La situation d’insécurité actuelle en Haïti est alarmante, préjudiciable au bien-être de la population locale et catastrophique pour le plein épanouissement des Haïtien.ne.s. Le dernier cycle croissant de violence dans le pays, depuis 2018 lors des affrontements entre gangs rivaux, a donné lieu à des massacres, des séquestrations et des enlèvements dont le bilan en coûts humains et matériels est extrêmement considérable.
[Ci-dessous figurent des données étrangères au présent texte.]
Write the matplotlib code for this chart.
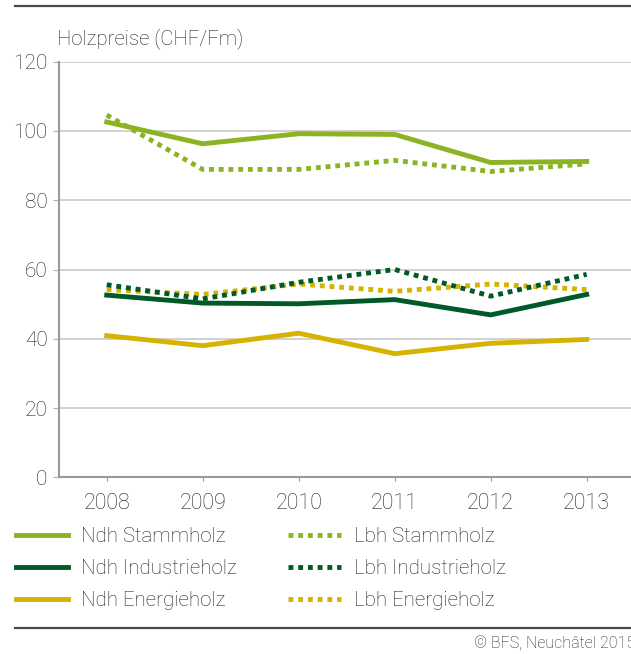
import matplotlib
matplotlib.use("Agg")
import matplotlib.pyplot as plt
from matplotlib.lines import Line2D

plt.rcParams['font.family'] = ['Roboto', 'DejaVu Sans']
plt.rcParams['font.weight'] = 'light'

years = [2008, 2009, 2010, 2011, 2012, 2013]
ndh_stammholz = [102.6, 96.3, 99.2, 99.0, 90.9, 91.2]
lbh_stammholz = [104.6, 88.9, 88.9, 91.5, 88.3, 90.5]
ndh_industrieholz = [52.6, 50.3, 50.1, 51.3, 46.9, 52.8]
lbh_industrieholz = [55.6, 51.5, 56.3, 60.0, 52.3, 58.6]
ndh_energieholz = [40.9, 38.0, 41.6, 35.7, 38.7, 39.8]
lbh_energieholz = [54.2, 52.8, 55.8, 53.7, 55.8, 54.2]
y_ticks = [0, 20, 40, 60, 80, 100, 120]

c_light = '#8bb424'
c_dark = '#005a28'
c_gold = '#d5b300'
txt = '#222222'

W, H = 631, 654
fig = plt.figure(figsize=(W / 100, H / 100), dpi=100)
L, R, T, B = 58.7, 634.7, 61.7, 477.3
ax = fig.add_axes([L / W, 1 - B / H, (R - L) / W, (B - T) / H])

lw = 3.5
dot = (0, (1, 1))
ax.plot(years, lbh_energieholz, color=c_gold, lw=lw, ls=dot, zorder=3)
ax.plot(years, lbh_industrieholz, color=c_dark, lw=lw, ls=dot, zorder=3)
ax.plot(years, lbh_stammholz, color=c_light, lw=lw, ls=dot, zorder=3)
ax.plot(years, ndh_energieholz, color=c_gold, lw=lw, zorder=4)
ax.plot(years, ndh_industrieholz, color=c_dark, lw=lw, zorder=4)
ax.plot(years, ndh_stammholz, color=c_light, lw=lw, zorder=4)

ax.set_xlim(2007.5, 2013.5)
ax.set_ylim(0, 120)
ax.set_yticks(y_ticks)
ax.set_xticks(years)
ax.set_xticklabels([str(y) for y in years])
ax.yaxis.grid(True, color='#c8c8c8', lw=1.2)
ax.set_axisbelow(True)
for s in ['top', 'right']:
    ax.spines[s].set_visible(False)
for s in ['left', 'bottom']:
    ax.spines[s].set_color('#9a9a9a')
    ax.spines[s].set_linewidth(1.5)
ax.tick_params(axis='y', length=4, color='#b0b0b0', labelsize=15, pad=4, labelcolor=txt)
ax.tick_params(axis='x', length=3, color='#9a9a9a', labelsize=15.5, pad=8, labelcolor=txt)

fig.text(57 / W, 1 - 39 / H, 'Holzpreise (CHF/Fm)', fontsize=14.7, va='center', ha='left', color=txt)

handles = [
    Line2D([], [], color=c_light, lw=lw),
    Line2D([], [], color=c_dark, lw=lw),
    Line2D([], [], color=c_gold, lw=lw),
    Line2D([], [], color=c_light, lw=lw, ls=dot),
    Line2D([], [], color=c_dark, lw=lw, ls=dot),
    Line2D([], [], color=c_gold, lw=lw, ls=dot),
]
labels = ['Ndh Stammholz', 'Ndh Industrieholz', 'Ndh Energieholz',
          'Lbh Stammholz', 'Lbh Industrieholz', 'Lbh Energieholz']
leg = fig.legend(handles, labels, ncol=2, loc='upper left',
                 bbox_to_anchor=(16 / W, 1 - 527 / H), frameon=False,
                 fontsize=14.8, handlelength=2.55, handletextpad=0.62,
                 columnspacing=2.5, labelspacing=0.64, borderaxespad=0,
                 borderpad=0)
for t in leg.get_texts():
    t.set_color(txt)

fig.add_artist(Line2D([15 / W, 1], [1 - 6 / H, 1 - 6 / H], color='#4a4a4a', lw=1.6))
fig.add_artist(Line2D([15 / W, 1], [1 - 627.7 / H, 1 - 627.7 / H], color='#4a4a4a', lw=1.6))
fig.text(474 / W, 1 - 644 / H, '© BFS, Neuchâtel 2015', fontsize=11.5, va='center', ha='left', color=txt)

fig.savefig('out.png', dpi=100)
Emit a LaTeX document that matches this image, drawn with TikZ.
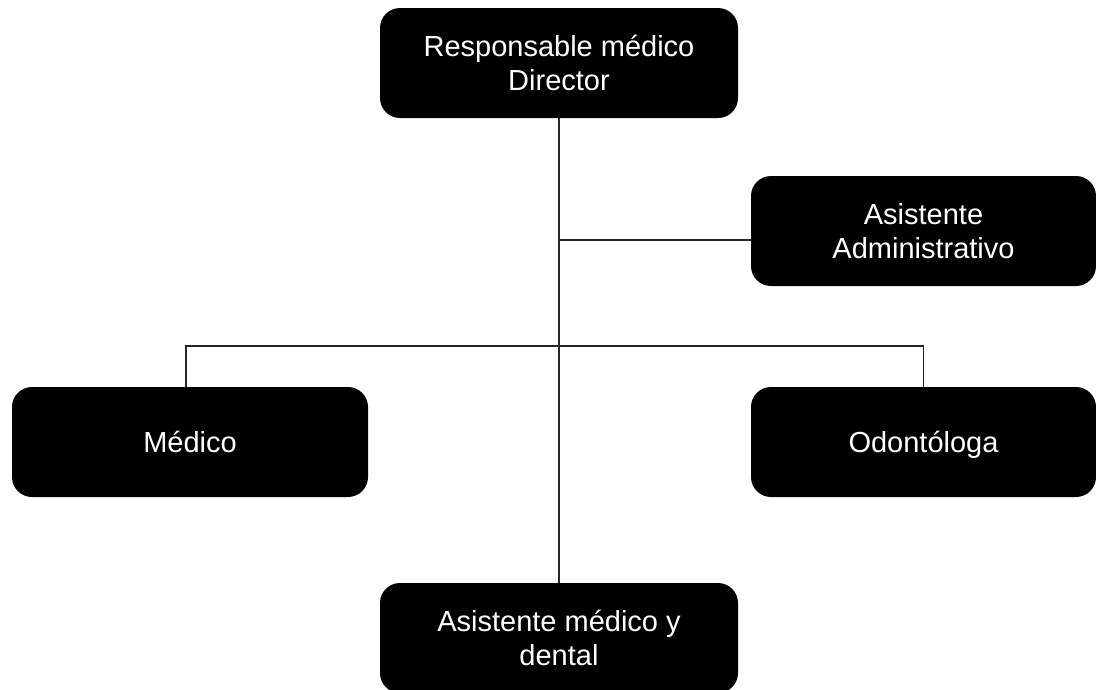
\documentclass[tikz,border=0pt]{standalone}
\usepackage{fontspec}
\setmainfont{Liberation Sans}
\begin{document}
\begin{tikzpicture}[x=1pt,y=-1pt]
\tikzset{
  box/.style={fill=black, text=white, rounded corners=20pt, font=\fontsize{29}{34}\selectfont,
    align=center, inner sep=0pt, minimum height=110pt},
  single/.style={text height=20pt, text depth=0pt},
  link/.style={draw=black!85, line width=1.1pt}
}
\useasboundingbox (0,0) rectangle (1096,689);
\node[box, minimum width=358pt] (top) at (559,63) {Responsable médico\\Director};
\node[box, minimum width=345pt] (admin) at (923.5,231) {Asistente\\Administrativo};
\node[box, single, minimum width=356pt] (medico) at (190,442) {Médico};
\node[box, single, minimum width=345pt] (odont) at (923.5,442) {Odontóloga};
\node[box, minimum width=358pt] (bottom) at (559,638) {Asistente médico y\\dental};
\coordinate (j1) at (559,240);
\coordinate (j2) at (559,346);
\coordinate (m1) at (186,387);
\draw[link] (top.south) -- (bottom.north);
\draw[link] (j1) -- (j1 -| admin.west);
\draw[link] (m1) |- (j2) -| (odont.north);
\end{tikzpicture}
\end{document}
Le dernier rapport du Haut-Commissariat de l’ONU aux droits de l’homme (HCDH), organisme des Nations-Unies, effectué le 15 mars 2023 présente un bilan catastrophique de la situation sécuritaire et humanitaire en Haïti. Ce rapport présente un bilan total de 531 personnes qui ont été tuées, 300 blessées et 277 kidnappées depuis le début de l’année 2023. Il importe de souligner à l’encre rouge que la reconduction de cette insécurité programmée au moment de ce vide constitutionnel et institutionnel (absence du parlement, de la présidence et des collectivités territoriales), nous fait vivre un passage sans précèdent de l’histoire du peuple haïtien. Il s’agit de la confrontation d’un laxisme et d’un mépris de la part des gouvernants et gouvernantes.  À cela s’ajoutent des palabres interminables de la Communauté dite internationale avec les groupes politiques de négociation autour d’un pays déjà affaissé par toutes sortes de dissentions internes et de précarisations poussées des groupes sociaux minorisés.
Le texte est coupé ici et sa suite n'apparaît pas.